* Start Dataset content *

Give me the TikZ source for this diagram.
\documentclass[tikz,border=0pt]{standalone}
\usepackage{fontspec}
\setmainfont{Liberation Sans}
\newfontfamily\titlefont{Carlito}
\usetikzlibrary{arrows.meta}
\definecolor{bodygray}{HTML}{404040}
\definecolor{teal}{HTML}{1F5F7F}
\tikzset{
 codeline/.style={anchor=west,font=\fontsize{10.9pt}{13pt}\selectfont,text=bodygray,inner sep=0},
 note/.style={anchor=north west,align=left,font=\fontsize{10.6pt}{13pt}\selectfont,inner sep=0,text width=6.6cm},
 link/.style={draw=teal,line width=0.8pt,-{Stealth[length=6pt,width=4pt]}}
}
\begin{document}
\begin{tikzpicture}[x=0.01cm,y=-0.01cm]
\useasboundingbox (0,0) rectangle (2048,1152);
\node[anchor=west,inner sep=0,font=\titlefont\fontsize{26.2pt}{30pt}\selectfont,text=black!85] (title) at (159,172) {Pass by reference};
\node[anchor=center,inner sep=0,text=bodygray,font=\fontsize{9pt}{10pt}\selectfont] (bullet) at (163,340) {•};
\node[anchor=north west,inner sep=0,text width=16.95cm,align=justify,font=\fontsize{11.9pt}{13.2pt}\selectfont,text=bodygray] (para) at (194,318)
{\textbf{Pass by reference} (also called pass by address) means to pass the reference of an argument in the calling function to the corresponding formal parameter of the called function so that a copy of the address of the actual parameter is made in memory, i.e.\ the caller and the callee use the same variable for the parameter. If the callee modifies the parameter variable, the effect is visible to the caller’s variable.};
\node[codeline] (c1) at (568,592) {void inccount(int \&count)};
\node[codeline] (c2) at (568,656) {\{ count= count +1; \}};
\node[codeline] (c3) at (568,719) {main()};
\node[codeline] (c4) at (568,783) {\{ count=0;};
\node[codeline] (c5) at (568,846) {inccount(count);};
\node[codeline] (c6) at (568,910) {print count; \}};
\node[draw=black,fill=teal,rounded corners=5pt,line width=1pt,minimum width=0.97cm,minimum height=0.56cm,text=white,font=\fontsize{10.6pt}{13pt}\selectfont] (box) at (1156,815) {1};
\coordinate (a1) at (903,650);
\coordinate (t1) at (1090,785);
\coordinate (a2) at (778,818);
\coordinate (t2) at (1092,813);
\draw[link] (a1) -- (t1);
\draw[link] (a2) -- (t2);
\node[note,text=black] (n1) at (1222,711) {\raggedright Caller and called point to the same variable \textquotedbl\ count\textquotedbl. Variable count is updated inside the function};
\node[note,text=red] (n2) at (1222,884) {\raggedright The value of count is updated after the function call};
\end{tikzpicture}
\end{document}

* End Dataset content *

§ **Task to complete**
Return what is listed above, exactly and completely.

§ **Exercise result**
Give me the TikZ source for this diagram.
\documentclass[tikz,border=0pt]{standalone}
\usepackage{fontspec}
\setmainfont{Liberation Sans}
\newfontfamily\titlefont{Carlito}
\usetikzlibrary{arrows.meta}
\definecolor{bodygray}{HTML}{404040}
\definecolor{teal}{HTML}{1F5F7F}
\tikzset{
 codeline/.style={anchor=west,font=\fontsize{10.9pt}{13pt}\selectfont,text=bodygray,inner sep=0},
 note/.style={anchor=north west,align=left,font=\fontsize{10.6pt}{13pt}\selectfont,inner sep=0,text width=6.6cm},
 link/.style={draw=teal,line width=0.8pt,-{Stealth[length=6pt,width=4pt]}}
}
\begin{document}
\begin{tikzpicture}[x=0.01cm,y=-0.01cm]
\useasboundingbox (0,0) rectangle (2048,1152);
\node[anchor=west,inner sep=0,font=\titlefont\fontsize{26.2pt}{30pt}\selectfont,text=black!85] (title) at (159,172) {Pass by reference};
\node[anchor=center,inner sep=0,text=bodygray,font=\fontsize{9pt}{10pt}\selectfont] (bullet) at (163,340) {•};
\node[anchor=north west,inner sep=0,text width=16.95cm,align=justify,font=\fontsize{11.9pt}{13.2pt}\selectfont,text=bodygray] (para) at (194,318)
{\textbf{Pass by reference} (also called pass by address) means to pass the reference of an argument in the calling function to the corresponding formal parameter of the called function so that a copy of the address of the actual parameter is made in memory, i.e.\ the caller and the callee use the same variable for the parameter. If the callee modifies the parameter variable, the effect is visible to the caller’s variable.};
\node[codeline] (c1) at (568,592) {void inccount(int \&count)};
\node[codeline] (c2) at (568,656) {\{ count= count +1; \}};
\node[codeline] (c3) at (568,719) {main()};
\node[codeline] (c4) at (568,783) {\{ count=0;};
\node[codeline] (c5) at (568,846) {inccount(count);};
\node[codeline] (c6) at (568,910) {print count; \}};
\node[draw=black,fill=teal,rounded corners=5pt,line width=1pt,minimum width=0.97cm,minimum height=0.56cm,text=white,font=\fontsize{10.6pt}{13pt}\selectfont] (box) at (1156,815) {1};
\coordinate (a1) at (903,650);
\coordinate (t1) at (1090,785);
\coordinate (a2) at (778,818);
\coordinate (t2) at (1092,813);
\draw[link] (a1) -- (t1);
\draw[link] (a2) -- (t2);
\node[note,text=black] (n1) at (1222,711) {\raggedright Caller and called point to the same variable \textquotedbl\ count\textquotedbl. Variable count is updated inside the function};
\node[note,text=red] (n2) at (1222,884) {\raggedright The value of count is updated after the function call};
\end{tikzpicture}
\end{document}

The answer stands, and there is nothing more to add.